It is really expensive but you supposedly feed less per day than Wellness. We priced it out per day and it's still more expensive than Wellness but not by much. We bought a bag to transfer our puppy over and I liked it. 

I've also heard this is awesome:
Fromm Family Foods 727050 Gold Large Breed 33 Lb Puppy Dry Food (1 Pack)
https://www.amazon.com/dp/B000WFKTZ4/ref=cm_sw_r_cp_api_i_kLdTDb57ENR6F

It looks great but it doesn't autoship through Amazon so it messes with our discount.

PS: I think you handle that food knocking experience really well Frisco19


----------



## Jax08 (Feb 13, 2009)

Jordan Murphy said:


> Hello , I’m looking for what the best food is for a gs puppy that’s not extremely expensive have tried royal Canin but he dosent like it and it’s hard to get him to eat a full meal





Jax08 said:


> What brands do you have in the UK? I hear Farmina is really good and I think available there?



So Back to the OP -

What brands do you have in the UK?

Many of us feed food made here in the U.S. like Victor and Sport Dog. Can you find a food made in the U.K.? I look for made and SOURCED in the country.


----------



## crittersitter (Mar 31, 2011)

I and many others use/used Fromm Large Breed Puppy Food. If you do a search under puppy nutrition you will find a ton of discussion on puppy food.


----------



## Frisco19 (Aug 12, 2019)

CeraDean said:


> I use:
> 
> Wellness Complete Health Natural Dry Large Breed Puppy Food, Chicken, Salmon & Rice
> https://www.amazon.com/dp/B001J8LGEG?ref=ppx_pop_mob_ap_share
> ...




Thank for the PS my friend! I was tempted to get the one you use. It’s cheaper! But I went with the most expensive one figuring it was the best? I’m not sure about the grain thing either. Won’t last long. It only 24oz. I’ll get the one you use next.


----------



## tc68 (May 31, 2006)

The problem is we don't know what is available in the UK. Obviously, there's a AMAZON UK. What brands can you buy from there? Is there another large online pet supply store...like here in the States we have Chewy.com?
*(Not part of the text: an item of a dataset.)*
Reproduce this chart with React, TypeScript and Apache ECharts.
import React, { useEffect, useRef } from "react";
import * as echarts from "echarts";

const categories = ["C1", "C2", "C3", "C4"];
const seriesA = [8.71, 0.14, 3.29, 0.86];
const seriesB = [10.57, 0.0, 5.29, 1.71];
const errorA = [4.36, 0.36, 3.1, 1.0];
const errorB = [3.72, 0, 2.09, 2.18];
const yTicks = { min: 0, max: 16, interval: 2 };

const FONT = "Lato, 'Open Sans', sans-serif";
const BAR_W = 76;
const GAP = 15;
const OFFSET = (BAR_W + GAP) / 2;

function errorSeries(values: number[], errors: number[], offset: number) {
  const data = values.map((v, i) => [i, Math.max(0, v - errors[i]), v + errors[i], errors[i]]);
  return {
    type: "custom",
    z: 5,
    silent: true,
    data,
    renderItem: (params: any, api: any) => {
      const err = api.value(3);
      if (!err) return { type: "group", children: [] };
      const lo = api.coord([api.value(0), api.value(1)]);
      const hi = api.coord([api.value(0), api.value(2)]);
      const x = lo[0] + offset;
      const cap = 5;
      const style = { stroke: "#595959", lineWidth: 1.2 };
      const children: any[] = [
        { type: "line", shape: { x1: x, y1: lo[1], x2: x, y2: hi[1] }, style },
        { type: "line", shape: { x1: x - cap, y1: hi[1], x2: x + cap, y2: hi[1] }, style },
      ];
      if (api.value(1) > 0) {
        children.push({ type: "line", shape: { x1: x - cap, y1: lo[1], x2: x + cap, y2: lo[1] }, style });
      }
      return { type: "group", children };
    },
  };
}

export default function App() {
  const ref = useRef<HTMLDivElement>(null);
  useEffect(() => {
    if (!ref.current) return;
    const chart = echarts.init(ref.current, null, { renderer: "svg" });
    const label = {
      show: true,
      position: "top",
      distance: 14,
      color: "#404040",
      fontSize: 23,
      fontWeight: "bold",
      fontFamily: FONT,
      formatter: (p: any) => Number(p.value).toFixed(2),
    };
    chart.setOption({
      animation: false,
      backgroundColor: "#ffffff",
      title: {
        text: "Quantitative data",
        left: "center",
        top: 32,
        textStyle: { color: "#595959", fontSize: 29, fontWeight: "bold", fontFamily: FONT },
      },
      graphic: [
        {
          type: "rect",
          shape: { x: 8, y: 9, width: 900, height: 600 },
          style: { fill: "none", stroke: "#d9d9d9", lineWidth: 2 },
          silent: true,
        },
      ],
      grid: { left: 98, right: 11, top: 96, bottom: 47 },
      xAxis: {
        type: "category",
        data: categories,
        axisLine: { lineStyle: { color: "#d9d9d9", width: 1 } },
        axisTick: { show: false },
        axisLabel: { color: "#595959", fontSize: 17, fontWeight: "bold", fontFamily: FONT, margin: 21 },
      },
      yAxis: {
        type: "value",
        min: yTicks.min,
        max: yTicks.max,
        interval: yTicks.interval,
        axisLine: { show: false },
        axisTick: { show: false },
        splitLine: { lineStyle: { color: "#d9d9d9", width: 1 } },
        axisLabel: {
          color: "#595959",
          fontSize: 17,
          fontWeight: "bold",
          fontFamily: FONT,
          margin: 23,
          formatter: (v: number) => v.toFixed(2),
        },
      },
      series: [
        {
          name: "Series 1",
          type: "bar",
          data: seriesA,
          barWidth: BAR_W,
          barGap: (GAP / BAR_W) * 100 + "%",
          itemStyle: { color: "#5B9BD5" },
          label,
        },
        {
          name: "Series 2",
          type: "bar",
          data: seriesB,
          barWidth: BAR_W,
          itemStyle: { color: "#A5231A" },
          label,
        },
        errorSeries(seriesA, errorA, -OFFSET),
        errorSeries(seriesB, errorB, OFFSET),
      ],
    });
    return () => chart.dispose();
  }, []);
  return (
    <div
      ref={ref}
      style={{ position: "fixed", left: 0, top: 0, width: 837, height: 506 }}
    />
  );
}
If you can buy Fromm's or Victor... these are 2 brands that many of us in North America use.


----------



## Gwyllgi (Aug 16, 2017)

Whilst I don't feed kibble, I know a few GSD owners that recommend Millies Wolf Heart.
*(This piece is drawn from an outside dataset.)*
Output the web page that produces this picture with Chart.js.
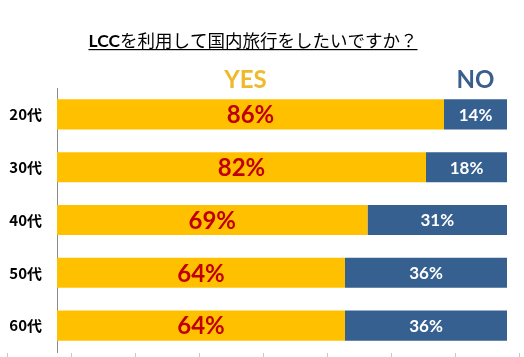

https://www.millieswolfheart.co.uk/

Sent from my LYA-L09 using Tapatalk


----------



## Frisco19 (Aug 12, 2019)

Jax08 said:


> So Back to the OP -
> .



Sorry, I have a habit of doing that.


----------



## VixenInka (Dec 8, 2019)

Jordan Murphy said:


> Hello , I’m looking for what the best food is for a gs puppy that’s not extremely expensive have tried royal Canin but he dosent like it and it’s hard to get him to eat a full meal


Not sure if you’ve found a puppy foot or not, but I’m also from the UK and my puppy, vet & I can wholeheartedly recommend Exe Valley’s puppy food ( https://www.exevalleypetfoods.co.uk/ )
When I first got Vixen her breeder had her on a cheap as chips food & her fur felt like straw. Within days of switching over to Exe Valley her fur was soft & silky. She loves it so much that I use it as her training treats (although they do make treats as well... these only get used for extra special behaviour like ignoring the cats!). It is a bit pricey - one 12kg sack costs £40 & only lasts 24 days - but I figure it’s worth it to make sure she’s getting the best nutrients possible while she’s still growing. 

Hope this helps!


----------



## Enver (Sep 16, 2019)

I use Millies Wolfhear, he loves it and use it as treats too. They have treats available t


Gwyllgi said:


> Whilst I don't feed kibble, I know a few GSD owners that recommend Millies Wolf Heart.
> 
> WELCOME TO MILLIES WOLFHEART
> 
> Sent from my LYA-L09 using Tapatalk


oo, probably one of the best and most reasonable grainfree kibble on the market in the UK.


----------



## Jorski (Jan 11, 2019)

Here is a starting point. I am not familiar with these brands, but it will give you some names to research.








10 Best Top Rated Dry Dog Food Brands in UK - 2020 | RangersDog.com


Are you looking for the complete best dry dog food for your Dog. We have picked the 10 best based on their nutritional value; ingredients; brand reliability, budget and more! So what's the best? Here is the top 10 dry dog food brands on sale in 2020.




www.rangersdog.com


----------



## JLee (Jul 29, 2018)

Feeding my girl Fromm Gold large breed puppy. She's 18 weeks old now and doing great. She love the flavor.


----------



## McGloomy (Mar 13, 2018)

Autarky salmon is high quality ingredients and relatively cheap for the quality, you can get it off of amazon


----------